As discussed, limited companies are not subject to Section 24 in the same way as those operating as individuals or in partnerships. Incorporating and starting a limited company would reduce, if not eliminate, the impact of Section 24.

  • Increase Rents

Unfortunately, those costs are typically passed onto the consumer when operating costs increase. By increasing your rent, you can recapture the increased costs of the taxes by increasing your revenue. This has its own challenges because your rents are often dictated by uncontrollable factors such as location and nearby amenities.

  • Review Division on Profits

Review how you split your rental enterprise’s profits if you are in a partnership. If one spouse has a significantly lower income, it may make sense to transfer ownership and move over a more significant portion of the profits to them to reduce the amount of tax owed.

  • Reduce Overhead

Without proper care and attention, overhead costs can quickly spiral out of control. By reviewing and making adjustments to your overhead costs, you may save up to 10% or more. These differences add up, particularly if you have more than one property.

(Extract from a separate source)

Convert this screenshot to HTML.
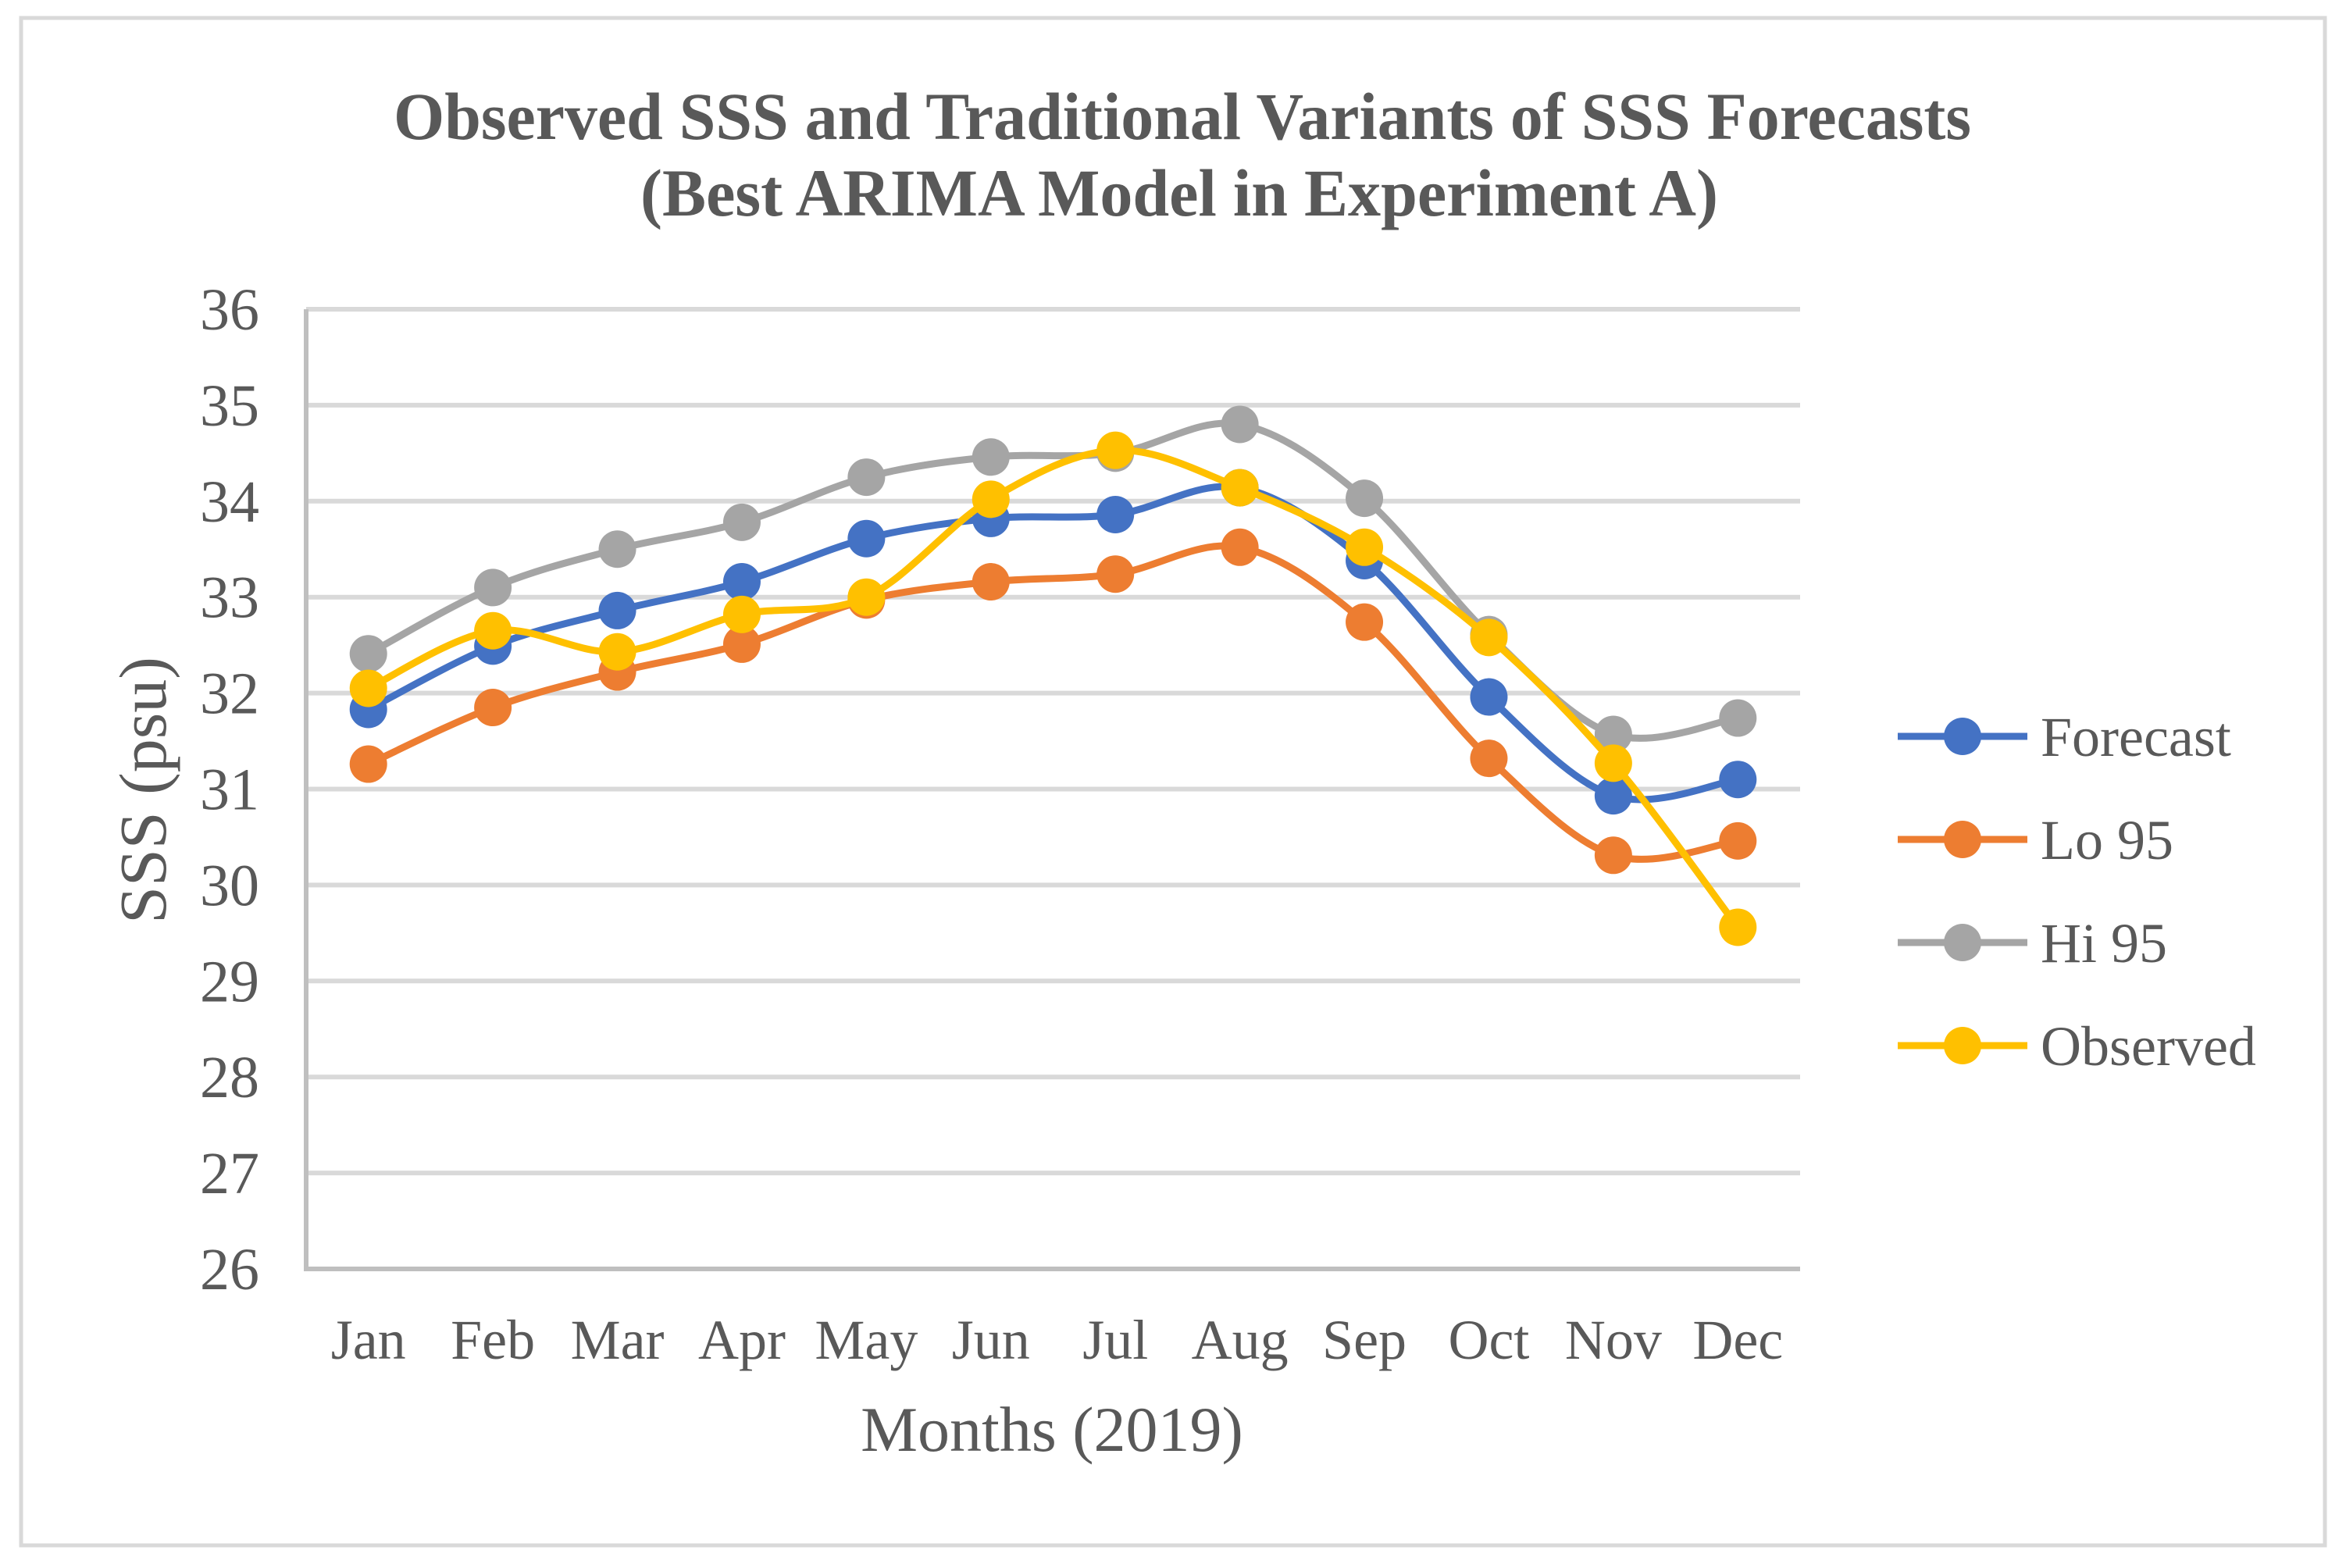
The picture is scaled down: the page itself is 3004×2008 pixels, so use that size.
<!DOCTYPE html>
<html><head><meta charset="utf-8"><style>
html,body{margin:0;padding:0;background:#fff}
svg{display:block}
text{font-family:"Liberation Serif",serif;fill:#595959}
</style></head><body>
<svg id="chart" width="3004" height="2008" viewBox="0 0 3004 2008" xmlns="http://www.w3.org/2000/svg">
<rect x="27" y="23" width="2950" height="1956" fill="#fff" stroke="#d9d9d9" stroke-width="5"/>
<text x="1514" y="178" text-anchor="middle" font-size="86" font-weight="bold" textLength="2020" lengthAdjust="spacingAndGlyphs">Observed SSS and Traditional Variants of SSS Forecasts</text>
<text x="1510" y="276" text-anchor="middle" font-size="86" font-weight="bold" textLength="1380" lengthAdjust="spacingAndGlyphs">(Best ARIMA Model in Experiment A)</text>
<g id="grid"></g>
<g id="axes"></g>
<g id="series"></g>
<g id="legend"></g>
<text transform="translate(212,1012) rotate(-90)" text-anchor="middle" font-size="86">SSS (psu)</text>
<text x="1347" y="1858" text-anchor="middle" font-size="82">Months (2019)</text>
</svg>
<script>
const categories=["Jan","Feb","Mar","Apr","May","Jun","Jul","Aug","Sep","Oct","Nov","Dec"];
const forecast=[31.83,32.49,32.86,33.16,33.61,33.82,33.86,34.14,33.38,31.96,30.93,31.10];
const lo95=[31.26,31.85,32.22,32.51,32.97,33.16,33.24,33.52,32.74,31.32,30.31,30.46];
const hi95=[32.41,33.10,33.50,33.78,34.25,34.46,34.50,34.80,34.03,32.61,31.57,31.74];
const observed=[32.05,32.65,32.43,32.82,33.00,34.02,34.53,34.14,33.52,32.58,31.27,29.56];
const yTicks=[26,27,28,29,30,31,32,33,34,35,36];
const seriesNames=["Forecast","Lo 95","Hi 95","Observed"];
const seriesColors=["#4472c4","#ed7d31","#a5a5a5","#ffc000"];

const NS="http://www.w3.org/2000/svg";
const L=392,R=2305,T=396,B=1625,yMin=26,yMax=36;
const bw=(R-L)/categories.length;
const xs=i=>L+bw*(i+0.5);
const ys=v=>B-(v-yMin)/(yMax-yMin)*(B-T);
function mk(tag,attrs,parent){const e=document.createElementNS(NS,tag);for(const k in attrs)e.setAttribute(k,attrs[k]);parent.appendChild(e);return e;}
const grid=document.getElementById('grid'),axes=document.getElementById('axes'),ser=document.getElementById('series'),leg=document.getElementById('legend');
yTicks.forEach(t=>{
  if(t!==yMin){const g=mk('line',{x1:L,x2:R,y1:ys(t),y2:ys(t),stroke:'#d9d9d9','stroke-width':6},grid);
  
  }
  const tx=mk('text',{x:332,y:ys(t)+26,'text-anchor':'end','font-size':76},axes);tx.textContent=t;
  
  
});
const ya=mk('line',{x1:L,x2:L,y1:T,y2:B,stroke:'#bfbfbf','stroke-width':6},axes);


const xa=mk('line',{x1:L-3,x2:R,y1:B,y2:B,stroke:'#bfbfbf','stroke-width':6},axes);


categories.forEach((c,i)=>{
  const tx=mk('text',{x:xs(i),y:1740,'text-anchor':'middle','font-size':72},axes);tx.textContent=c;
  
  
});
function smooth(pts){
  let d='M'+pts[0][0]+','+pts[0][1];
  for(let i=0;i<pts.length-1;i++){
    const p0=pts[Math.max(i-1,0)],p1=pts[i],p2=pts[i+1],p3=pts[Math.min(i+2,pts.length-1)];
    const t=1/6;
    const c1=[p1[0]+(p2[0]-p0[0])*t,p1[1]+(p2[1]-p0[1])*t];
    const c2=[p2[0]-(p3[0]-p1[0])*t,p2[1]-(p3[1]-p1[1])*t];
    d+=' C'+c1[0]+','+c1[1]+' '+c2[0]+','+c2[1]+' '+p2[0]+','+p2[1];
  }
  return d;
}
const allSeries=[forecast,lo95,hi95,observed];
allSeries.forEach((vals,s)=>{
  const g=mk('g',{},ser);
  
  
  const pts=vals.map((v,i)=>[xs(i),ys(v)]);
  const p=mk('path',{d:smooth(pts),fill:'none',stroke:seriesColors[s],'stroke-width':9,'stroke-linecap':'round'},g);
  
  
  pts.forEach((pt,i)=>{
    const c=mk('circle',{cx:pt[0],cy:pt[1],r:24,fill:seriesColors[s]},g);
    
    
  });
});
seriesNames.forEach((n,s)=>{
  const y=943+s*132;
  const g=mk('g',{},leg);
  
  
  mk('line',{x1:2430,x2:2596,y1:y,y2:y,stroke:seriesColors[s],'stroke-width':9},g);
  mk('circle',{cx:2513,cy:y,r:24,fill:seriesColors[s]},g);
  const tx=mk('text',{x:2613,y:y+25,'font-size':72},g);tx.textContent=n;
});
</script>
</body></html>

  • Be Aware of your Tax Threshold

Make sure you know where your tax threshold is and how close you are to crossing it. Professional help is a critical asset in saving money regarding your taxes. Paying attention to factors such as capital gains tax, stamp duty owed and other costs, and all sources of income will ensure you don’t accidentally cross a tax threshold you don’t have to.

  • Sell Your Assets

Sometimes the only way up is out. If you want to avoid the hassle and headache of Section 24, you could sell your properties and get out of letting properties completely. This isn’t an option for everybody and may not even be feasible for some rental property owners, but it is wise to consider all your options, even the unlikely ones.

Section 24 of the Income Tax Act

Contrary to the famous axiom “Knowledge is Power”, the only true power comes from knowledge from which action is initiated. With the correct information and the willingness to act, you can make changes that could reduce the impact that Section 24 will have on your life and finances.